TASK DETAILS.
What do the lines from the top of the data through the line with "10.0e6, 13.0e6, 25.0e6]" say? Quote them exactly and include both ends.

### SOURCE DATA ###

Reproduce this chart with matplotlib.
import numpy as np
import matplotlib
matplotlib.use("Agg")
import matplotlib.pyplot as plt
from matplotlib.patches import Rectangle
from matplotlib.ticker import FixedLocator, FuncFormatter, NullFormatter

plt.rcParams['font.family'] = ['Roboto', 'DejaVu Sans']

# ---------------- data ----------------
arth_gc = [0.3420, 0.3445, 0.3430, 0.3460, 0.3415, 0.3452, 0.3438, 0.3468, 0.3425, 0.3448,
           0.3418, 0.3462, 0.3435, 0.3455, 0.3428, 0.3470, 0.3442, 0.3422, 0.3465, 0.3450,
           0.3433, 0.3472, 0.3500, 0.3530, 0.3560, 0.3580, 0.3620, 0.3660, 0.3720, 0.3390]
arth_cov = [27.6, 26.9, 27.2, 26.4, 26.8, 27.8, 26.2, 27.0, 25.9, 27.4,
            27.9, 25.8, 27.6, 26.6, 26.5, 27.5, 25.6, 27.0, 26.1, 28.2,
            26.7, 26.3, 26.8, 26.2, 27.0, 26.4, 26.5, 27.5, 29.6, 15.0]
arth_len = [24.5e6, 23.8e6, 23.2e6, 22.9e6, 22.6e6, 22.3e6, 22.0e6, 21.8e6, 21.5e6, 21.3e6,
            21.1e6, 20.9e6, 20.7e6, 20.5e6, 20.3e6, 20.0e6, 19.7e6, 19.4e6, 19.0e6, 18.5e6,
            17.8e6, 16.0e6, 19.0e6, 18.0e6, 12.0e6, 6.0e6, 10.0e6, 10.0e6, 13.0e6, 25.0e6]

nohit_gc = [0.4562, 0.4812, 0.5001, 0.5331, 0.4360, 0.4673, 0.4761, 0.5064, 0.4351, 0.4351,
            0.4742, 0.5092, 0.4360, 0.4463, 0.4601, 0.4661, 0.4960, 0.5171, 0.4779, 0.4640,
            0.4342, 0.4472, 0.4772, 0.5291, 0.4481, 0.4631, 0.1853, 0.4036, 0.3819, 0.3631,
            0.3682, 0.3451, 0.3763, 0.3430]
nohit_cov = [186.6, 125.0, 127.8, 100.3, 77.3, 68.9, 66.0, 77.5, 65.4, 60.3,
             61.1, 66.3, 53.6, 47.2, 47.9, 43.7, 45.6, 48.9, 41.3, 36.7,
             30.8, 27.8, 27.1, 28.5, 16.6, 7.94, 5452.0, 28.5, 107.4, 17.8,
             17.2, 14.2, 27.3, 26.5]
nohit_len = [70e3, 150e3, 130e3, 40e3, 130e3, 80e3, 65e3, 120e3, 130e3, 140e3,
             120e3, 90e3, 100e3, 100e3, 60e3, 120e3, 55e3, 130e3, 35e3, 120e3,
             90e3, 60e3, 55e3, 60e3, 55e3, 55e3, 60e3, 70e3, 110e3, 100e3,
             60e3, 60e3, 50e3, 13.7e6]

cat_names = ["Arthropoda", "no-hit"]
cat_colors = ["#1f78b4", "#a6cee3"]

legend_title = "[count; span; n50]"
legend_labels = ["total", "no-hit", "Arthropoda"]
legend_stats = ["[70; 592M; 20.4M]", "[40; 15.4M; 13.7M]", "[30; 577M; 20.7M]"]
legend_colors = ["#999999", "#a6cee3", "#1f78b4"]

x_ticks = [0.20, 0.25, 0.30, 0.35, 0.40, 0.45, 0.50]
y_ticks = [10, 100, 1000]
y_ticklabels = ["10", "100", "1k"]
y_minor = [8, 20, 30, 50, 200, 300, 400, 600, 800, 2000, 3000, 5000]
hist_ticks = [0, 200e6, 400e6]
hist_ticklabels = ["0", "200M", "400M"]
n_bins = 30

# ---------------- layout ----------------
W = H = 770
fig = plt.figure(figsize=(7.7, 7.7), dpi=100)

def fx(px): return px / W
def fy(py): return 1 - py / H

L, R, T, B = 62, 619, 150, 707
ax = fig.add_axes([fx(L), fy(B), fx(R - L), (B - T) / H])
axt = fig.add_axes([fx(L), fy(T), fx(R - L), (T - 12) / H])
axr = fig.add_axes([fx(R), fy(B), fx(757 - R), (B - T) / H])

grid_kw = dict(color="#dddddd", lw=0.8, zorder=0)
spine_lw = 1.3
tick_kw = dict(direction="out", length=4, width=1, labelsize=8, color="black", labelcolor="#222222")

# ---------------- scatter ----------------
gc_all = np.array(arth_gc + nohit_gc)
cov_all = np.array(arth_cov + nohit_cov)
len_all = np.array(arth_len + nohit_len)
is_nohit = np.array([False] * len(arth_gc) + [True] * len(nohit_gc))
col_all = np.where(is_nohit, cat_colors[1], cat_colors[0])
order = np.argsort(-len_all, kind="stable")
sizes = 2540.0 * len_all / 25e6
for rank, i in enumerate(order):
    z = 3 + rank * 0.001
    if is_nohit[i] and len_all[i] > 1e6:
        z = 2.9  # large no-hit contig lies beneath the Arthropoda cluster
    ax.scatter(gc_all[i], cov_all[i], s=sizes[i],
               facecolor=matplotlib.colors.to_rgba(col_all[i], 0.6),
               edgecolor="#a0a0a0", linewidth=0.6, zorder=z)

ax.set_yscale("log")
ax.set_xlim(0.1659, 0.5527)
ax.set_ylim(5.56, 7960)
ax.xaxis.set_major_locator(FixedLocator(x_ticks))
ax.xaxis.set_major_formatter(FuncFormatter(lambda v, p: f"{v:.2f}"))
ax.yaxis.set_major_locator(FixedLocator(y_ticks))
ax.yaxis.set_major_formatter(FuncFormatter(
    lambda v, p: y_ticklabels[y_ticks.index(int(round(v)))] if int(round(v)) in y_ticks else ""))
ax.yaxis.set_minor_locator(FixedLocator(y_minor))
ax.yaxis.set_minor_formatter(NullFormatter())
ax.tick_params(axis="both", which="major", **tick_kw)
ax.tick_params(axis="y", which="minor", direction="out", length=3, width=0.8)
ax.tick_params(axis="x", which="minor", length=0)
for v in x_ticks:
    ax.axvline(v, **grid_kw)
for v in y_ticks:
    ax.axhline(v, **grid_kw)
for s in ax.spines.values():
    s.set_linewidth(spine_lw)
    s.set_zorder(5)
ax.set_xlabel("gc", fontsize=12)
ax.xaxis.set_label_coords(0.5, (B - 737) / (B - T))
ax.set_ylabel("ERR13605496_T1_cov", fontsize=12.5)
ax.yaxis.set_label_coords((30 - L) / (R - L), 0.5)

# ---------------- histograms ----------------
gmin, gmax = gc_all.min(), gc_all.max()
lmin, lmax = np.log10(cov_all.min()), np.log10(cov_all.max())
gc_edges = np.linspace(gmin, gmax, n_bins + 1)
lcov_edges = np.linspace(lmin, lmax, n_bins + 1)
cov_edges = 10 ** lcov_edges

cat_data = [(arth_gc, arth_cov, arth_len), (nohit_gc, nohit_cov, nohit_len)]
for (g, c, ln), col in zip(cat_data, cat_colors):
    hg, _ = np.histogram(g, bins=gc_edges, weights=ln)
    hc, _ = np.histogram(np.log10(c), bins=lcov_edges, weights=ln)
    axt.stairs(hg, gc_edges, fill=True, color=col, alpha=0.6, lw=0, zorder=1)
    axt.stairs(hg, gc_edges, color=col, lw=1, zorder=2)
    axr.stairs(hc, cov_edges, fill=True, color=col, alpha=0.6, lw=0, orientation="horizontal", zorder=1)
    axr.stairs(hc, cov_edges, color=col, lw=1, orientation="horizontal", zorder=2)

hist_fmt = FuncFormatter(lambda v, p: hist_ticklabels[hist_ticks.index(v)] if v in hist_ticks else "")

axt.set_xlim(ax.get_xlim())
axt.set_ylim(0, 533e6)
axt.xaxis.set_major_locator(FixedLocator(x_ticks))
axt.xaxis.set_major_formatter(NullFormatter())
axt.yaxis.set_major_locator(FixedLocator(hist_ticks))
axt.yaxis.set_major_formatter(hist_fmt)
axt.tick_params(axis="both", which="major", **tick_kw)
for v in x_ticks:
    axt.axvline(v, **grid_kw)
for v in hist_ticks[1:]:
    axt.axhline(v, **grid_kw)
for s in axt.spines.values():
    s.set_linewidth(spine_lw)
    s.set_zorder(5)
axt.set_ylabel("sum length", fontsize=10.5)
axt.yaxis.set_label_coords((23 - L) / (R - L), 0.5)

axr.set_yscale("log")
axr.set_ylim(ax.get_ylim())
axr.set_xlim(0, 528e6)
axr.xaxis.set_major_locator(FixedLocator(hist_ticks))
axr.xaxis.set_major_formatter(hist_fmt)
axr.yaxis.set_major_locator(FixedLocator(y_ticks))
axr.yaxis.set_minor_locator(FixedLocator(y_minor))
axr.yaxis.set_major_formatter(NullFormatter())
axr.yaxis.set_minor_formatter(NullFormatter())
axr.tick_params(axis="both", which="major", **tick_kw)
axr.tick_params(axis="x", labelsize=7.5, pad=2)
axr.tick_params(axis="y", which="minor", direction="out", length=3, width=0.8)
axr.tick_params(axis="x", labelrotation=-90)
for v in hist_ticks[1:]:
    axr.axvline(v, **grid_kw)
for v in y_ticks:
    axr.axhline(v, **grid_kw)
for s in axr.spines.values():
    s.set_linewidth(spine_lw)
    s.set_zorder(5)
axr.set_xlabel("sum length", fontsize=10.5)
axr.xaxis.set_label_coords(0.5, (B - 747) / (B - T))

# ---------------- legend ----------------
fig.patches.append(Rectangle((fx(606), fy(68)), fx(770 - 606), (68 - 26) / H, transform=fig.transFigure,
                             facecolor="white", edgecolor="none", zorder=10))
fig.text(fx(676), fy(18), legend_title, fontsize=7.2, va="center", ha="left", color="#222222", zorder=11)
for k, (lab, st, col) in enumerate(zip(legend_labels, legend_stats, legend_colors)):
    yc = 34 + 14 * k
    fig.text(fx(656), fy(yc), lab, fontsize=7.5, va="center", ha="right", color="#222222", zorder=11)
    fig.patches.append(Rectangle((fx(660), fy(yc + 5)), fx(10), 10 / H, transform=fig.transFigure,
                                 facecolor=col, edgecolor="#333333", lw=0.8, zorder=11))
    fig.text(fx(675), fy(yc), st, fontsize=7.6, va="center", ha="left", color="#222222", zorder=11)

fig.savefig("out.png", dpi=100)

###

COMPLETED EXERCISE.
Reproduce this chart with matplotlib.
import numpy as np
import matplotlib
matplotlib.use("Agg")
import matplotlib.pyplot as plt
from matplotlib.patches import Rectangle
from matplotlib.ticker import FixedLocator, FuncFormatter, NullFormatter

plt.rcParams['font.family'] = ['Roboto', 'DejaVu Sans']

# ---------------- data ----------------
arth_gc = [0.3420, 0.3445, 0.3430, 0.3460, 0.3415, 0.3452, 0.3438, 0.3468, 0.3425, 0.3448,
           0.3418, 0.3462, 0.3435, 0.3455, 0.3428, 0.3470, 0.3442, 0.3422, 0.3465, 0.3450,
           0.3433, 0.3472, 0.3500, 0.3530, 0.3560, 0.3580, 0.3620, 0.3660, 0.3720, 0.3390]
arth_cov = [27.6, 26.9, 27.2, 26.4, 26.8, 27.8, 26.2, 27.0, 25.9, 27.4,
            27.9, 25.8, 27.6, 26.6, 26.5, 27.5, 25.6, 27.0, 26.1, 28.2,
            26.7, 26.3, 26.8, 26.2, 27.0, 26.4, 26.5, 27.5, 29.6, 15.0]
arth_len = [24.5e6, 23.8e6, 23.2e6, 22.9e6, 22.6e6, 22.3e6, 22.0e6, 21.8e6, 21.5e6, 21.3e6,
            21.1e6, 20.9e6, 20.7e6, 20.5e6, 20.3e6, 20.0e6, 19.7e6, 19.4e6, 19.0e6, 18.5e6,
            17.8e6, 16.0e6, 19.0e6, 18.0e6, 12.0e6, 6.0e6, 10.0e6, 10.0e6, 13.0e6, 25.0e6]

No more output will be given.